Plus besoin de neige, on a déjà trouvé une seconde vie aux téléphériques des stations de ski ! Au lieu d’entasser des riches dans des œufs pour aller skier dans la montagne, les remontées mécaniques pourraient servir à désenclaver des quartiers mal desservis en ville par les transports en commun et émanciper les banlieusards de la bagnole pour aller au boulot.
Au départ, les téléphériques urbains étaient surtout destinés à des villes avec des rues tortueuses et beaucoup de relief. Comme en Colombie, avec le métrocâble de Medellín, long de 9,4 kilomètres. Mais les téléphériques urbains peuvent aussi enjamber une route, une voie ferrée ou un cours d’eau, comme à Brest avec la Penfeld, un fleuve côtier. Chaque année, la télécabine finistérienne transporte 800 000 personnes.
Plus écolo que le métro ?
Victor Locuratolo a fait des études d’architecture et d’urbanisme. Il est aussi dessinateur (voyez donc son dessin ci-dessus). Sous le pseudonyme de Vito, il a abordé dans son dernier livre Utopique ! le sujet des mobilités douces. Pour lui, les remontées mécaniques doivent être utilitaires : destinées à effectuer notamment les déplacements pendulaires – entre le domicile et le travail –, à la différence des installations des stations de ski, avec de gros pylônes plantés en pleine nature. « Lorsque j’habitais à Grenoble et que j’allais encore faire du ski en station, je me suis rendu compte que le téléphérique était complètement aliénant. C’était comme être dans le métro. »
Par contre, le téléphérique pourrait relier la ville et le périurbain, et ainsi dynamiser les villages dortoirs, ces petits bourgs complètement éteints. Également, « ça pourrait aider à autonomiser et revivifier les villages de montagne, lance-t-il.

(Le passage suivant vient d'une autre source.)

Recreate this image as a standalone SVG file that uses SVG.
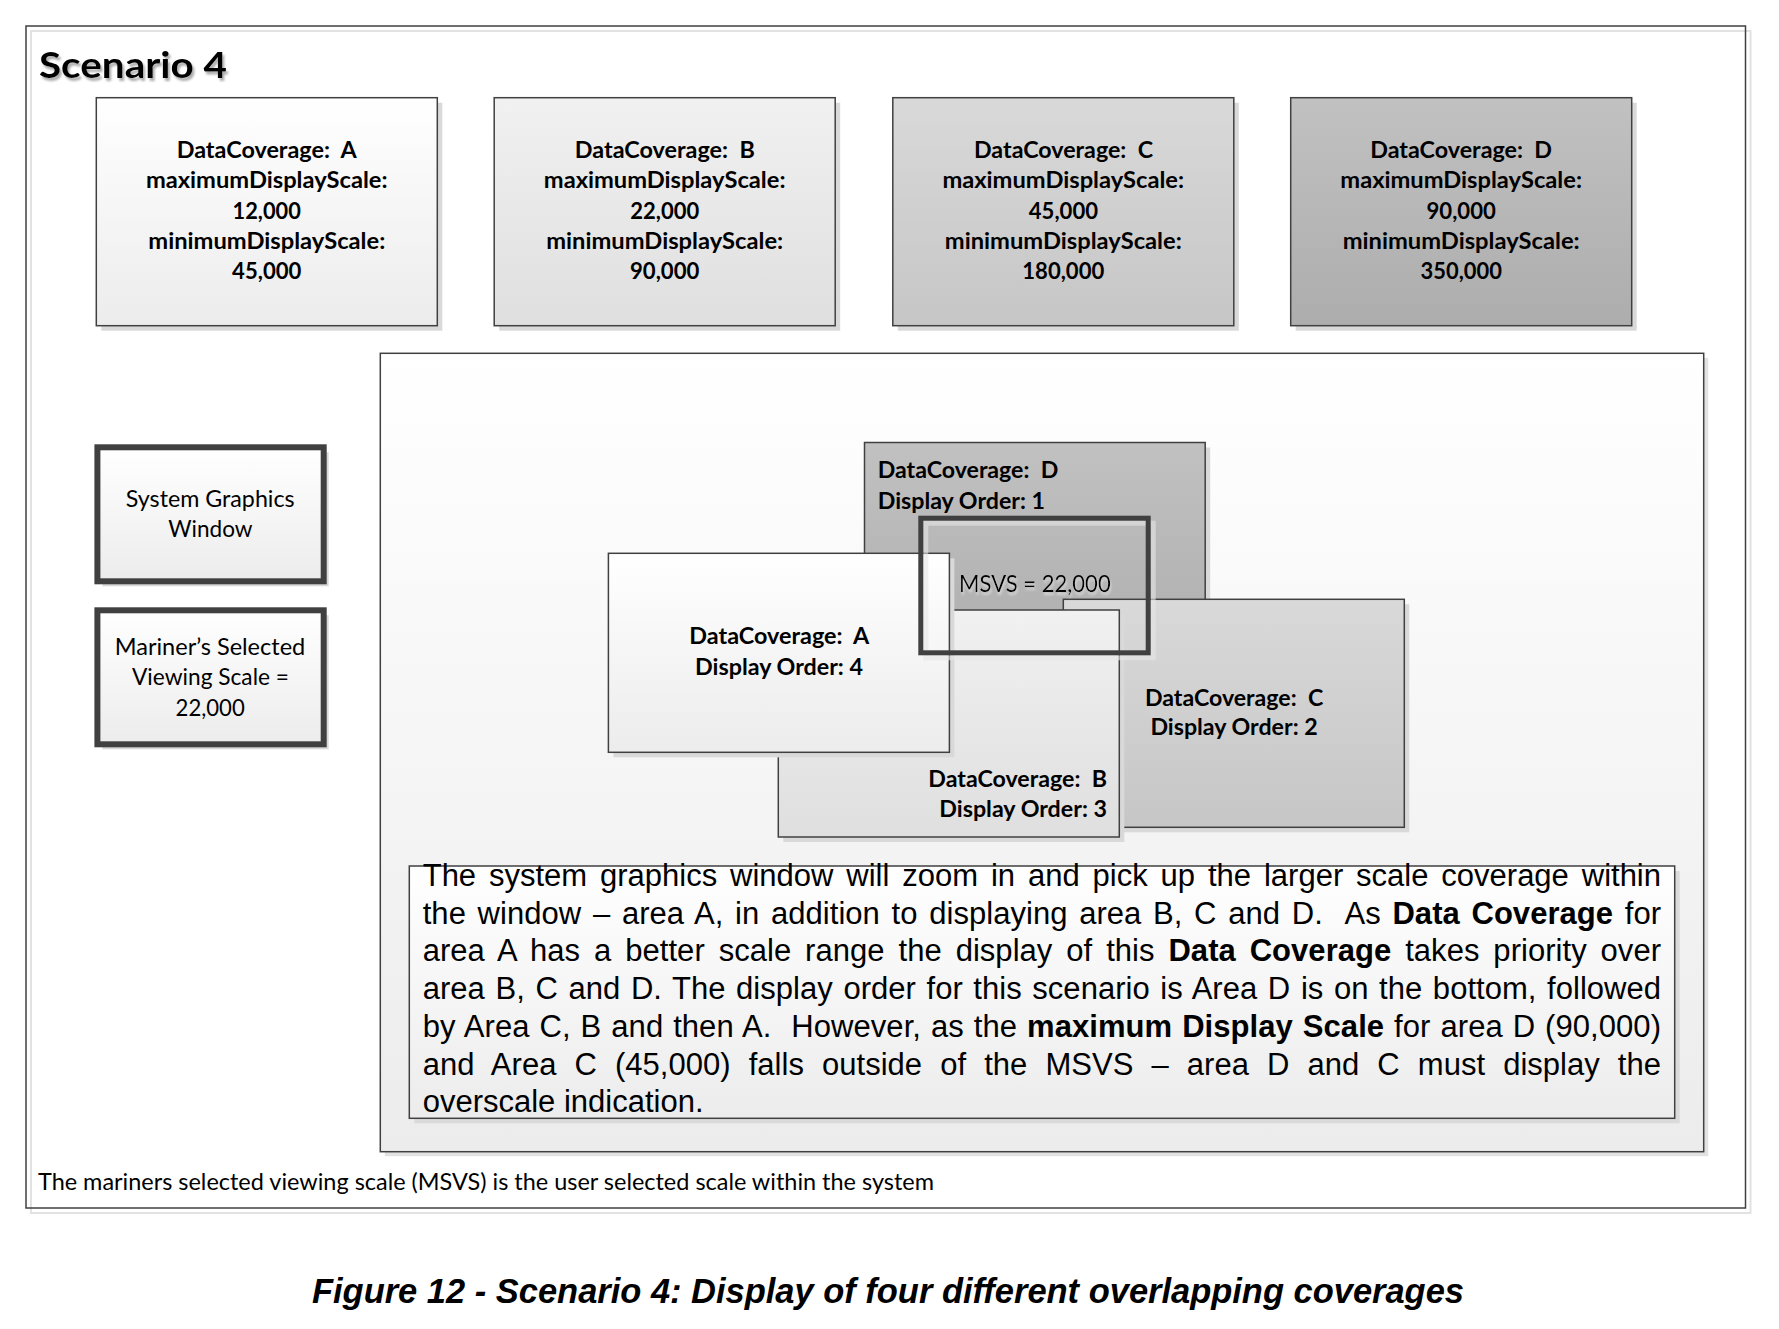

Si on rend les gens moins dépendants à la voiture et à la surconsommation, on va pouvoir changer les habitudes vers plus de convivialité, au sens d’Ivan Illich. Il faut que l’on pense les remontées mécaniques urbaines comme des bulles de convivialité avec la possibilité d’y mettre des vélos et de discuter. »
Selon le Gart (Groupement des autorités responsables des transports), un téléphérique peut coûter jusqu’à 4 fois moins cher qu’un tramway, et évite la construction des ponts. Niveau bilan carbone, c’est pas dégueu non plus. Le téléphérique émet 10 grammes de gaz à effet de serre par kilomètre et par passager, alors que le tramway en émet 17, le métro 23 g, le bus 76 g et la voiture 300 grammes. « L’idée, c’est vraiment de partager le transport. »
Collomb pète un câble
Depuis les dernières municipales, de nombreuses métropoles écolos mûrissent des projets de téléphériques urbains. Comme à Lyon, où les liaisons par câble pourraient relier les quartiers de Confluence et Gerland avec Francheville, au sud-ouest de la ville. Les cabines d’une dizaine de places effectueraient une liaison de près de 6 kilomètres en 20 minutes, au lieu de 50 en bagnole. « La télécabine réduirait de 5 000 le nombre de voitures par jour », selon le syndicat de transport Sytral.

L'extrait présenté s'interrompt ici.